■ **Task statement**:
Would you transcribe the whole listing exactly, minus its pictures?

■ **Material provided**:
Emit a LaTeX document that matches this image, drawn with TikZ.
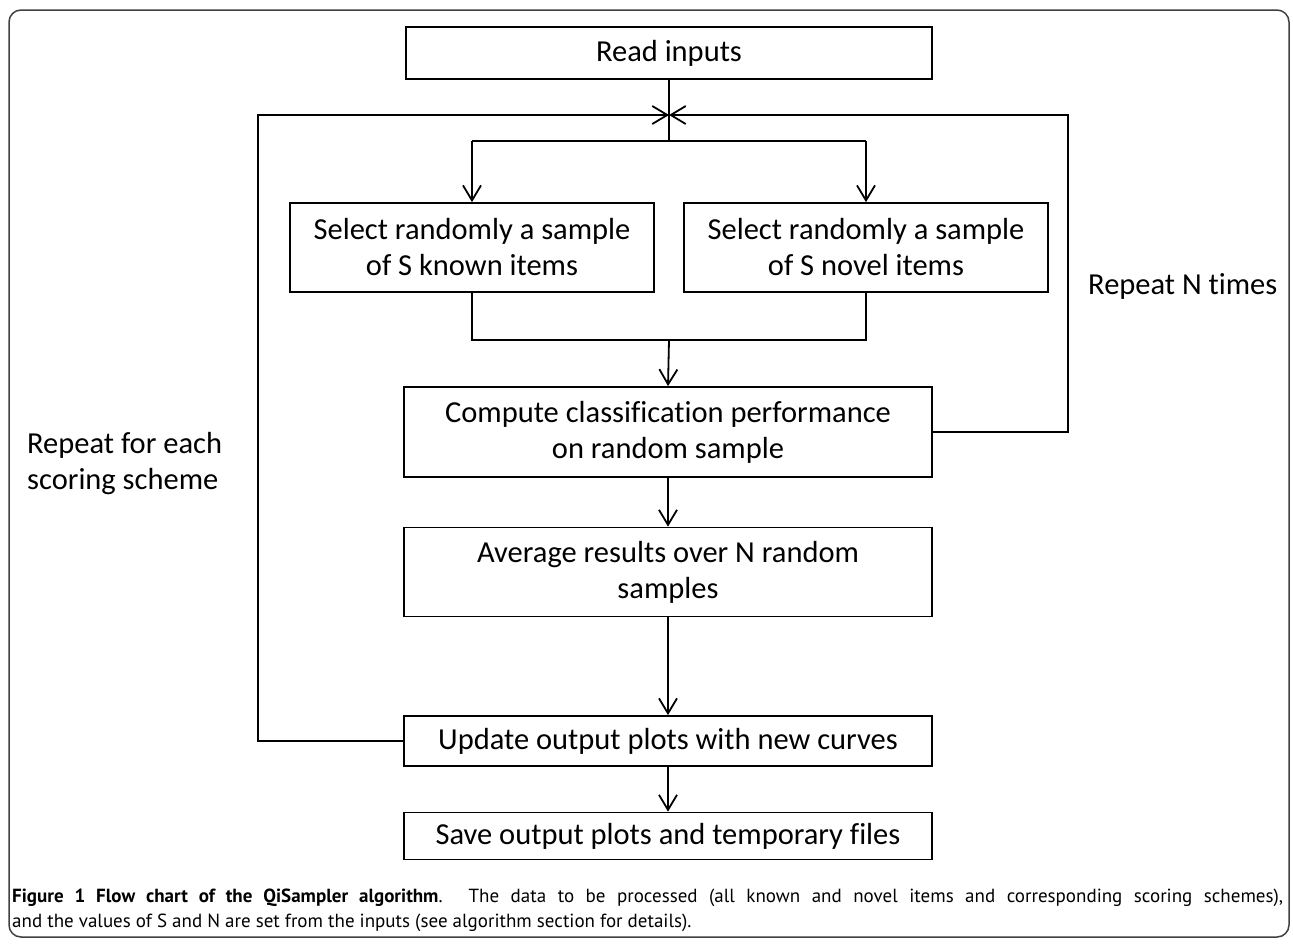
\documentclass[tikz,border=0pt]{standalone}
\usepackage{fontspec}
\setmainfont[Ligatures=NoCommon]{Carlito}
\newfontfamily\capfont{PT Sans}
\usetikzlibrary{arrows.meta,positioning}
\tikzset{
  box/.style={draw, line width=1.8pt, inner sep=0pt, align=center, font=\fontsize{30.5}{36}\selectfont},
  arr/.style={line width=1.8pt, -{Straight Barb[length=15pt,width=18pt]}},
  ln/.style={line width=1.8pt},
  lbl/.style={inner sep=0pt, align=left, font=\fontsize{30.5}{36}\selectfont}
}
\begin{document}
\begin{tikzpicture}[x=1pt,y=-1pt]
\useasboundingbox (0,0) rectangle (1293,943);
\draw[line width=1.5pt, draw=black!75, rounded corners=12pt] (9,10) rectangle (1289,937);
% boxes (centre, size)
\node[box, minimum width=526pt, minimum height=52pt] (read) at (669,53) {Read inputs};
\node[box, minimum width=364pt, minimum height=89pt] (known) at (472,247.5) {Select randomly a sample\\of S known items};
\node[box, minimum width=364pt, minimum height=89pt] (novel) at (866,247.5) {Select randomly a sample\\of S novel items};
\node[box, minimum width=528pt, minimum height=90pt] (comp) at (668,432) {Compute classification performance\\on random sample};
\node[box, minimum width=528pt, minimum height=89pt] (avg) at (668,572) {Average results over N random\\samples};
\node[box, minimum width=528pt, minimum height=50pt] (upd) at (668,741) {Update output plots with new curves};
\node[box, minimum width=528pt, minimum height=47pt] (save) at (668,836) {Save output plots and temporary files};
% coordinates
\coordinate (j) at (669,115);
\coordinate (s) at (669,141);
\coordinate (sl) at (472,141);
\coordinate (sr) at (866,141);
\coordinate (m) at (669,340);
\coordinate (rt) at (1068,115);
\coordinate (rb) at (1068,432);
\coordinate (lt) at (258,115);
\coordinate (lb) at (258,741);
% main flow
\draw[ln] (read.south) -- (s);
\draw[ln] (sl) -- (sr);
\draw[arr] (sl) -- (known.north);
\draw[arr] (sr) -- (novel.north);
\draw[ln] (known.south) |- (m);
\draw[ln] (novel.south) |- (m);
\draw[arr] (m) -- (comp.north);
\draw[arr] (comp.south) -- (avg.north);
\draw[arr] (avg.south) -- (upd.north);
\draw[arr] (upd.south) -- (save.north);
% loops
\draw[arr] (comp.east) -- (rb) -- (rt) -- (j);
\draw[arr] (upd.west) -- (lb) -- (lt) -- (j);
% labels
\node[lbl, anchor=base west] (rn) at (1088,294) {Repeat N times};
\node[lbl, anchor=base west] (rs) at (27,489) {Repeat for each\\scoring scheme};
% caption
\node[anchor=north west, inner sep=0pt, text width=1271pt, align=justify, font=\capfont\fontsize{19}{25}\selectfont] (cap) at (12,889)
{\textbf{Figure 1 Flow chart of the QiSampler algorithm}. The data to be processed (all known and novel items and corresponding scoring schemes),\linebreak and the values of S and N are set from the inputs (see algorithm section for details).};
\end{tikzpicture}
\end{document}
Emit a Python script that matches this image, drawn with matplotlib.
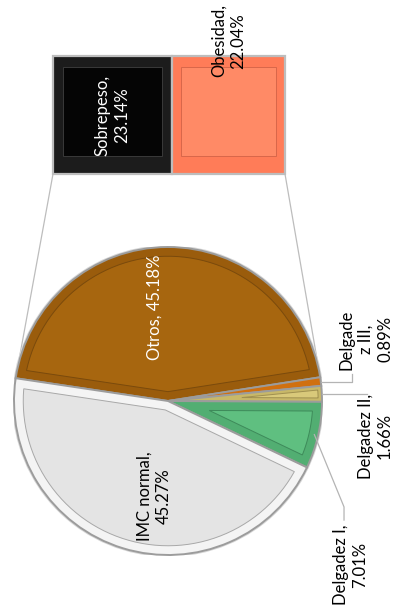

■ **Response to this exercise**:
Emit a LaTeX document that matches this image, drawn with TikZ.
\documentclass[tikz,border=0pt]{standalone}
\usepackage{fontspec}
\setmainfont[Ligatures=NoCommon]{Carlito}
\newfontfamily\capfont{PT Sans}
\usetikzlibrary{arrows.meta,positioning}
\tikzset{
  box/.style={draw, line width=1.8pt, inner sep=0pt, align=center, font=\fontsize{30.5}{36}\selectfont},
  arr/.style={line width=1.8pt, -{Straight Barb[length=15pt,width=18pt]}},
  ln/.style={line width=1.8pt},
  lbl/.style={inner sep=0pt, align=left, font=\fontsize{30.5}{36}\selectfont}
}
\begin{document}
\begin{tikzpicture}[x=1pt,y=-1pt]
\useasboundingbox (0,0) rectangle (1293,943);
\draw[line width=1.5pt, draw=black!75, rounded corners=12pt] (9,10) rectangle (1289,937);
% boxes (centre, size)
\node[box, minimum width=526pt, minimum height=52pt] (read) at (669,53) {Read inputs};
\node[box, minimum width=364pt, minimum height=89pt] (known) at (472,247.5) {Select randomly a sample\\of S known items};
\node[box, minimum width=364pt, minimum height=89pt] (novel) at (866,247.5) {Select randomly a sample\\of S novel items};
\node[box, minimum width=528pt, minimum height=90pt] (comp) at (668,432) {Compute classification performance\\on random sample};
\node[box, minimum width=528pt, minimum height=89pt] (avg) at (668,572) {Average results over N random\\samples};
\node[box, minimum width=528pt, minimum height=50pt] (upd) at (668,741) {Update output plots with new curves};
\node[box, minimum width=528pt, minimum height=47pt] (save) at (668,836) {Save output plots and temporary files};
% coordinates
\coordinate (j) at (669,115);
\coordinate (s) at (669,141);
\coordinate (sl) at (472,141);
\coordinate (sr) at (866,141);
\coordinate (m) at (669,340);
\coordinate (rt) at (1068,115);
\coordinate (rb) at (1068,432);
\coordinate (lt) at (258,115);
\coordinate (lb) at (258,741);
% main flow
\draw[ln] (read.south) -- (s);
\draw[ln] (sl) -- (sr);
\draw[arr] (sl) -- (known.north);
\draw[arr] (sr) -- (novel.north);
\draw[ln] (known.south) |- (m);
\draw[ln] (novel.south) |- (m);
\draw[arr] (m) -- (comp.north);
\draw[arr] (comp.south) -- (avg.north);
\draw[arr] (avg.south) -- (upd.north);
\draw[arr] (upd.south) -- (save.north);
% loops
\draw[arr] (comp.east) -- (rb) -- (rt) -- (j);
\draw[arr] (upd.west) -- (lb) -- (lt) -- (j);
% labels
\node[lbl, anchor=base west] (rn) at (1088,294) {Repeat N times};
\node[lbl, anchor=base west] (rs) at (27,489) {Repeat for each\\scoring scheme};
% caption
\node[anchor=north west, inner sep=0pt, text width=1271pt, align=justify, font=\capfont\fontsize{19}{25}\selectfont] (cap) at (12,889)
{\textbf{Figure 1 Flow chart of the QiSampler algorithm}. The data to be processed (all known and novel items and corresponding scoring schemes),\linebreak and the values of S and N are set from the inputs (see algorithm section for details).};
\end{tikzpicture}
\end{document}
Emit a Python script that matches this image, drawn with matplotlib.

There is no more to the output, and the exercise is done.